The petroglyph site is located on the Ferghana Range at about 3,200 metres (10,500 ft) in two high valleys, separated by a low mountain ridge. The site is 30 kilometres (19 mi) away to the south of Kazarman. From Kazarman village for a short distance there is a road on which only jeeps can ply but the rest of the way to the site can be reached in about a day on foot or horseback, but only around the month of August. It is a strenuous climb. At other times, snow conditions make it impractical to reach. The trek involves three days by jeep and seven days by horse.

The petroglyphs created in large galleries are thought to date from the early 2000 BC to 3000 BC of the Neolithic and Bronze Ages, and up into the Middle Ages (8th century AD). Bronze Age settlers had a sacred tradition of inscribing petroglyph. This continued during the Iron Age from 800 BC, and variants persevered for several hundred years to the medieval period, when Scythian and Turkic people did it.

It is also said that from 8th century BC to first century AD, Saka-Usun period prior to the Kyrgyz, people settled here. The Saka priests used this site for sacrificial rites to the sun god and their settlements are said to be submerged in the Cholpon-Ata bay. The site was sacred to the people of Tien Shan and Pre Ferghana, and is even now sacred to the modern generation of Kyrgizians for spiritual and healing qualities. It is part of the spiritual ethos of the peoples’ “religious beliefs and their worship of mountains, nature, totems and solar cosmic images.”

The site was first recognized by Russian cartographers in 1902 when they were carrying out surveys in the area for a road project to link a military camp between Jalal-Abad and Naryn; this road is now in use via Kazaeman.

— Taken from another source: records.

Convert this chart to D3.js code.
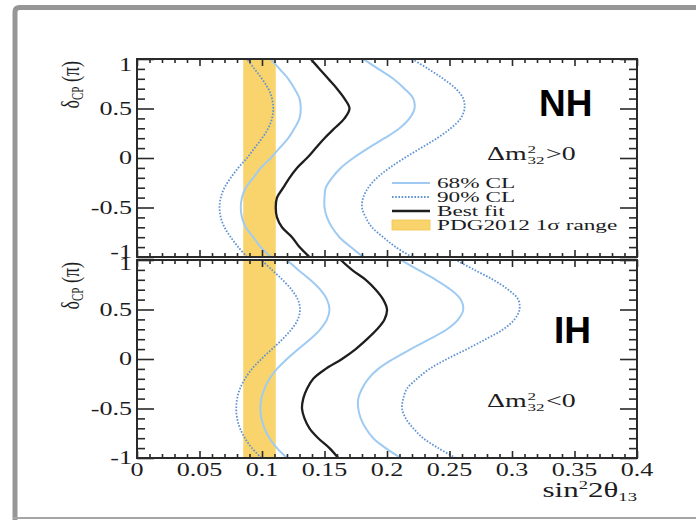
<!DOCTYPE html>
<html><head><meta charset="utf-8">
<script src="https://cdn.jsdelivr.net/npm/d3@7/dist/d3.min.js"></script>
<style>body{margin:0;background:#fff}</style></head>
<body>
<svg id="c" width="696" height="520"></svg>
<script>
// ---- data ----
const delta = [-1,-0.9,-0.8,-0.7,-0.6,-0.5,-0.4,-0.3,-0.2,-0.1,0,0.1,0.2,0.3,0.4,0.5,0.6,0.7,0.8,0.9,1];
// Normal hierarchy (top panel)
const nhBest  = [0.138,0.130,0.124,0.116,0.112,0.111,0.112,0.117,0.122,0.128,0.136,0.143,0.150,0.158,0.166,0.170,0.166,0.160,0.153,0.146,0.139];
const nh68L   = [0.107,0.099,0.093,0.087,0.084,0.083,0.084,0.087,0.093,0.099,0.107,0.114,0.121,0.126,0.130,0.131,0.130,0.126,0.121,0.114,0.107];
const nh68R   = [0.181,0.171,0.162,0.156,0.152,0.150,0.150,0.151,0.156,0.163,0.173,0.185,0.198,0.210,0.218,0.222,0.221,0.214,0.205,0.193,0.181];
const nh90L   = [0.088,0.081,0.075,0.070,0.067,0.066,0.067,0.070,0.075,0.081,0.088,0.094,0.100,0.105,0.108,0.109,0.108,0.105,0.100,0.094,0.088];
const nh90R   = [0.220,0.207,0.197,0.188,0.183,0.180,0.181,0.185,0.192,0.202,0.214,0.227,0.240,0.251,0.259,0.262,0.261,0.255,0.245,0.233,0.220];
// Inverted hierarchy (bottom panel)
const ihBest  = [0.161,0.154,0.145,0.138,0.134,0.132,0.133,0.136,0.141,0.151,0.164,0.175,0.184,0.192,0.198,0.200,0.197,0.191,0.183,0.172,0.163];
const ih68L   = [0.120,0.112,0.106,0.102,0.0995,0.0987,0.0995,0.102,0.106,0.112,0.120,0.129,0.1385,0.1466,0.152,0.154,0.152,0.1466,0.1385,0.129,0.120];
const ih68R   = [0.211,0.199,0.189,0.183,0.179,0.177,0.177,0.180,0.185,0.193,0.205,0.219,0.234,0.248,0.257,0.261,0.259,0.251,0.239,0.225,0.211];
const ih90L   = [0.0995,0.092,0.0864,0.0824,0.0801,0.0794,0.0801,0.0824,0.0864,0.092,0.0995,0.108,0.1164,0.1236,0.1287,0.1304,0.1287,0.1236,0.1164,0.108,0.0995];
const ih90R   = [0.255,0.241,0.229,0.221,0.215,0.212,0.213,0.216,0.224,0.234,0.248,0.264,0.279,0.293,0.302,0.306,0.305,0.297,0.285,0.270,0.255];
const pdgRange = [0.085, 0.111];
const xTicks = [0,0.05,0.1,0.15,0.2,0.25,0.3,0.35,0.4];
const xTickLabels = ["0","0.05","0.1","0.15","0.2","0.25","0.3","0.35","0.4"];
const yTicks = [-1,-0.5,0,0.5,1];
const yTickLabels = ["-1","-0.5","0","0.5","1"];
const legendLabels = ["68% CL","90% CL","Best fit","PDG2012 1σ range"];
const panelNames = ["NH","IH"];

// ---- drawing ----
const svg = d3.select("#c");
const SERIF = "'Liberation Serif','Times New Roman',serif";
const TXT = "#1c1c22";
const C68 = "#9fcbf2", C90 = "#5f93d3", CBF = "#1e1e1e", CBAND = "#f9d46c";

// outer gray frame
svg.append("path").attr("d","M15,520 V12 Q15,7.5 19.5,7.5 H696")
  .attr("fill","none").attr("stroke","#969696").attr("stroke-width",5);
svg.append("line").attr("x1",13).attr("x2",696).attr("y1",518).attr("y2",518)
  .attr("stroke","#a5a5a5").attr("stroke-width",2);

const x = d3.scaleLinear().domain([0,0.4]).range([137,637]);
const panels = [
  {name:panelNames[0], top:59, bottom:257, best:nhBest, l68:nh68L, r68:nh68R, l90:nh90L, r90:nh90R, sign:">"},
  {name:panelNames[1], top:260, bottom:458, best:ihBest, l68:ih68L, r68:ih68R, l90:ih90L, r90:ih90R, sign:"<"}
];

function stext(g, px, py, str, size, anchor, sx){
  return g.append("text")
    .attr("transform",`translate(${px},${py}) scale(${sx},1)`)
    .attr("text-anchor",anchor).attr("font-family",SERIF)
    .attr("font-size",size).attr("fill",TXT).text(str);
}

const xMinor = d3.range(0,0.40001,0.01).filter(v=>!xTicks.some(t=>Math.abs(t-v)<1e-6));
const yMinor = d3.range(-1,1.0001,0.1).filter(v=>!yTicks.some(t=>Math.abs(t-v)<1e-6));

panels.forEach((p,pi)=>{
  const y = d3.scaleLinear().domain([-1,1]).range([p.bottom,p.top]);
  const g = svg.append("g");
  const cid = "clip"+pi;
  svg.append("clipPath").attr("id",cid).append("rect")
    .attr("x",137).attr("y",p.top).attr("width",500).attr("height",p.bottom-p.top);
  const inner = g.append("g").attr("clip-path",`url(#${cid})`);
  // PDG band
  inner.append("rect").attr("x",x(pdgRange[0])).attr("width",x(pdgRange[1])-x(pdgRange[0]))
    .attr("y",p.top).attr("height",p.bottom-p.top).attr("fill",CBAND);
  const line = d3.line().x(d=>x(d[0])).y(d=>y(d[1])).curve(d3.curveCatmullRom.alpha(0.5));
  const zipd = arr => arr.map((v,i)=>[v,delta[i]]);
  [[p.l90,C90,true],[p.r90,C90,true],[p.l68,C68,false],[p.r68,C68,false]].forEach(([arr,col,dot])=>{
    inner.append("path").attr("d",line(zipd(arr))).attr("fill","none")
      .attr("stroke",col).attr("stroke-width",dot?1.8:2)
      .attr("stroke-dasharray",dot?"1.6,1.6":null);
  });
  inner.append("path").attr("d",line(zipd(p.best))).attr("fill","none")
    .attr("stroke",CBF).attr("stroke-width",2.3).attr("stroke-linejoin","round");

  // ticks via d3 axes (inside-pointing)
  const addAxis = (axis, tx, ty) => {
    const a = g.append("g").attr("transform",`translate(${tx},${ty})`).call(axis);
    a.select(".domain").remove();
    a.selectAll("text").remove();
    a.selectAll("line").attr("stroke","#2a2a2a").attr("stroke-width",1.6);
  };
  addAxis(d3.axisLeft(y).tickValues(yTicks).tickSize(-17).tickFormat(""),137,0);
  addAxis(d3.axisLeft(y).tickValues(yMinor).tickSize(-8).tickFormat(""),137,0);
  addAxis(d3.axisRight(y).tickValues(yTicks).tickSize(-17).tickFormat(""),637,0);
  addAxis(d3.axisRight(y).tickValues(yMinor).tickSize(-8).tickFormat(""),637,0);
  addAxis(d3.axisBottom(x).tickValues(xTicks).tickSize(-7).tickFormat(""),0,p.bottom);
  addAxis(d3.axisBottom(x).tickValues(xMinor).tickSize(-4).tickFormat(""),0,p.bottom);
  addAxis(d3.axisTop(x).tickValues(xTicks).tickSize(-7).tickFormat(""),0,p.top);
  addAxis(d3.axisTop(x).tickValues(xMinor).tickSize(-4).tickFormat(""),0,p.top);

  // frame
  g.append("rect").attr("x",137).attr("y",p.top).attr("width",500).attr("height",p.bottom-p.top)
    .attr("fill","none").attr("stroke","#2a2a2a").attr("stroke-width",2);

  // y tick labels
  yTicks.forEach((v,i)=>{
    let off = 0;
    if (pi===0 && v===1) off = 6;
    if (pi===0 && v===-1) off = -5;
    if (pi===1 && v===1) off = 4;
    stext(g, 132, y(v)+6+off, yTickLabels[i], 18, "end", 1.45);
  });

  // y axis title (rotated)
  const yt = g.append("text")
    .attr("transform",`translate(79,${p.top+2}) rotate(-90) scale(1,1.45)`)
    .attr("text-anchor","end").attr("font-family",SERIF).attr("font-size",18).attr("fill",TXT);
  yt.append("tspan").text("δ");
  yt.append("tspan").attr("font-size",11).attr("dy",3).text("CP");
  yt.append("tspan").attr("dy",-3).text(" (π)");

  // hierarchy label
  g.append("text").attr("x",p.name==="NH"?539:554).attr("y",pi===0?116:343)
    .attr("font-family","'Liberation Sans',Arial,sans-serif").attr("font-weight","bold")
    .attr("font-size",37).attr("fill","#000").text(p.name);

  // Δm^2_32 label
  const dg = g.append("g").attr("transform",`translate(487,${pi===0?160:407}) scale(1.55,1)`);
  const t1 = dg.append("text").attr("font-family",SERIF).attr("font-size",18).attr("fill",TXT).text("Δm");
  const w1 = t1.node().getComputedTextLength();
  dg.append("text").attr("x",w1+0.5).attr("y",-7).attr("font-family",SERIF).attr("font-size",11).attr("fill",TXT).text("2");
  const t3 = dg.append("text").attr("x",w1+0.5).attr("y",4).attr("font-family",SERIF).attr("font-size",11).attr("fill",TXT).text("32");
  const w3 = t3.node().getComputedTextLength();
  dg.append("text").attr("x",w1+w3+1.5).attr("font-family",SERIF).attr("font-size",18).attr("fill",TXT).text(p.sign+"0");
});

// x tick labels (bottom panel)
const gx = svg.append("g");
xTicks.forEach((v,i)=> stext(gx, x(v), 476, xTickLabels[i], 18, "middle", 1.45));

// x axis title
{
  const sx = 1.55;
  const tg = svg.append("g");
  const t = tg.append("text").attr("font-family",SERIF).attr("font-size",20).attr("fill",TXT);
  t.append("tspan").text("sin");
  t.append("tspan").attr("font-size",12).attr("dy",-8).text("2");
  t.append("tspan").attr("dy",8).text("2θ");
  t.append("tspan").attr("font-size",12).attr("dy",4).text("13");
  const w = t.node().getComputedTextLength();
  tg.attr("transform",`translate(${637 - w*sx},497) scale(${sx},1)`);
}

// legend (top panel)
{
  const lg = svg.append("g");
  const rows = [183,197,211,225];
  lg.append("line").attr("x1",392).attr("x2",430).attr("y1",rows[0]).attr("y2",rows[0]).attr("stroke",C68).attr("stroke-width",2);
  lg.append("line").attr("x1",392).attr("x2",430).attr("y1",rows[1]).attr("y2",rows[1]).attr("stroke",C90).attr("stroke-width",1.8).attr("stroke-dasharray","1.6,1.6");
  lg.append("line").attr("x1",392).attr("x2",430).attr("y1",rows[2]).attr("y2",rows[2]).attr("stroke",CBF).attr("stroke-width",2.3);
  lg.append("rect").attr("x",392).attr("y",rows[3]-5).attr("width",38).attr("height",10).attr("fill",CBAND).attr("stroke","#f3c24e").attr("stroke-width",0.8);
  legendLabels.forEach((s,i)=> stext(lg, 437, rows[i]+5, s, 15, "start", 1.55));
}
</script>
</body></html>
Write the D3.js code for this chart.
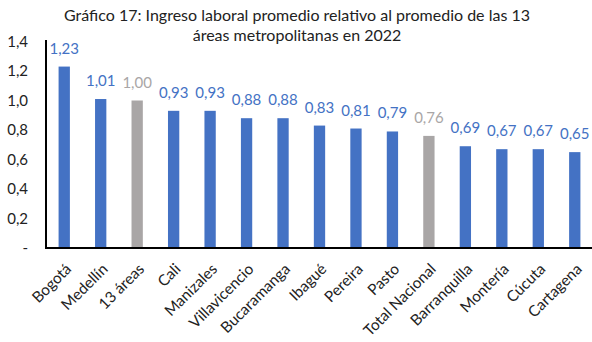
<!DOCTYPE html>
<html><head><meta charset="utf-8">
<script src="https://cdn.jsdelivr.net/npm/d3@7"></script>
<style>body{margin:0;background:#fff}svg{display:block}text{font-family:Lato,"Open Sans",sans-serif}</style>
</head><body><svg id="c" width="592" height="342"></svg>
<script>
const categories = ["Bogotá","Medellín","13 áreas","Cali","Manizales","Villavicencio","Bucaramanga","Ibagué","Pereira","Pasto","Total Nacional","Barranquilla","Montería","Cúcuta","Cartagena"];
const values = [1.23,1.01,1.00,0.93,0.93,0.88,0.88,0.83,0.81,0.79,0.76,0.69,0.67,0.67,0.65];
const highlighted = ["13 áreas","Total Nacional"];
const yTicks = [0,0.2,0.4,0.6,0.8,1.0,1.2,1.4];
const titleLines = ["Gráfico 17: Ingreso laboral promedio relativo al promedio de las 13","áreas metropolitanas en 2022"];

const blue = "#4472C4", grey = "#A9A6A6";
const svg = d3.select("#c");
const m = {left:46, right:-1, top:41.5, bottom:94};
const W = 592, H = 342;
const x = d3.scaleBand().domain(categories).range([m.left, W - m.right]).paddingInner(0.69).paddingOuter(0.345);
const y = d3.scaleLinear().domain([0,1.4]).range([H - m.bottom, m.top]);
const fmt = v => v === 0 ? "-" : d3.format(".1f")(v).replace(".", ",");
const fmt2 = v => d3.format(".2f")(v).replace(".", ",");

svg.selectAll("text.title").data(titleLines).join("text")
  .attr("x", 297).attr("y", (d,i)=>21 + i*20).attr("text-anchor","middle")
  .attr("font-size", 16).attr("fill","#222").text(d=>d);

svg.selectAll("rect.bar").data(values).join("rect")
  .attr("x",(d,i)=>x(categories[i])).attr("width", x.bandwidth())
  .attr("y", d=>y(d)).attr("height", d=>y(0)-y(d))
  .attr("fill",(d,i)=>highlighted.includes(categories[i])?grey:blue);

svg.selectAll("text.lbl").data(values).join("text")
  .attr("x",(d,i)=>x(categories[i])+x.bandwidth()/2).attr("y", d=>y(d)-13)
  .attr("text-anchor","middle").attr("font-size",15)
  .attr("fill",(d,i)=>highlighted.includes(categories[i])?grey:blue).text(fmt2);

const ya = svg.append("g").attr("transform",`translate(${m.left},0)`)
  .call(d3.axisLeft(y).tickValues(yTicks).tickFormat(fmt).tickSize(0).tickPadding(18));
ya.select(".domain").attr("stroke","#000").attr("stroke-width",2).attr("d",`M0,${y(0)}V${y(1.4)-1.5}`);
ya.selectAll("text").attr("font-size",15).attr("fill","#222").attr("font-family","Lato,sans-serif");

const xa = svg.append("g").attr("transform",`translate(0,${y(0)})`)
  .call(d3.axisBottom(x).tickSize(0).tickPadding(0));
xa.select(".domain").attr("stroke","#000").attr("stroke-width",2).attr("d",`M${m.left-1},0H${W}`);
xa.selectAll("text").attr("font-size",15.3).attr("fill","#222").attr("font-family","Lato,sans-serif")
  .attr("text-anchor","end").attr("dy",0).attr("y",0)
  .attr("transform","translate(8,22) rotate(-45)");
</script></body></html>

One of the cartographers, Nikolai Khludov, who had heard tales from a shepherd of “painted stones” in close vicinity to their camp, decided to examine the site with a team of surveyors. He reported his findings of the petroglyphs to the Archaeological Society of Tashkent. This society then mounted an expedition to further examine the site. However, the site was forgotten until 1950. After an excavation was conducted, the petroglyphs were specifically identified, numbered and their age determined. It is now under sporadic investigation by the Institute of Archaeology in Bishkek. Neolithic age petroglyphs are on display in the Kyrgyz State Historical Museum.

Archaeologists have bifurcated the site, calling the parts “Saimaluu-Tash 1” and “Saimaluu-Tash 2.”

Saimaluu-Tash 1, which extends over a length of 3 kilometres (1.9 mi), contains petroglyphs etched on shining basaltic stones. It is believed that they were “votive offerings” brought from the lower valleys. There is a small lake here where shamans used to perform sacred rites. Petroglyphs of several designs at this site have been identified on stones. The most common designs are animals like ibex (the long-horned ibex of the Turkish era was more frequent), horses, lions, and wolves. Another common drawing is of hunting scenes of deer, large antlers in particular; in this scene the hunters are shown using bows, arrows, and spears to hunt the animals. Agricultural operations such as tilling the land were a common theme. Other scenes are of ritual dances, the sun, wavy designs representing the flow of rivers, and sexual scenes. The artists perhaps portrayed their feelings of gratitude to the spirits of the mountain after a good crop or a successful hunting expedition.

Situated high up in the Ferghana mountain range, Saimaly-Tash is a grandiose natural sanctuary containing one of the biggest collections of rock pictures not only in Kyrgyzstan and Central Asia but also in the whole world. About 10,000 stones with pictures have been identified, the earliest dating back to the third to early second millennia BC, that is to the Eneolithic and Bronze Ages. Saimaly-Tash is remarkable in that it has been in continuous use as a sacred site by the populations of Tien-Shan and Pre-Ferghana from the third millennium BC until the middle ages, and even until the present day. It is thus a rich source of knowledge about the everyday life, mentality, history and culture of the ancient tribes of hunters, cattlebreeders and first peasants in Central Asia, about the development of their spiritual culture, their religious beliefs and their worship of mountains, nature, totems and solar-cosmic images.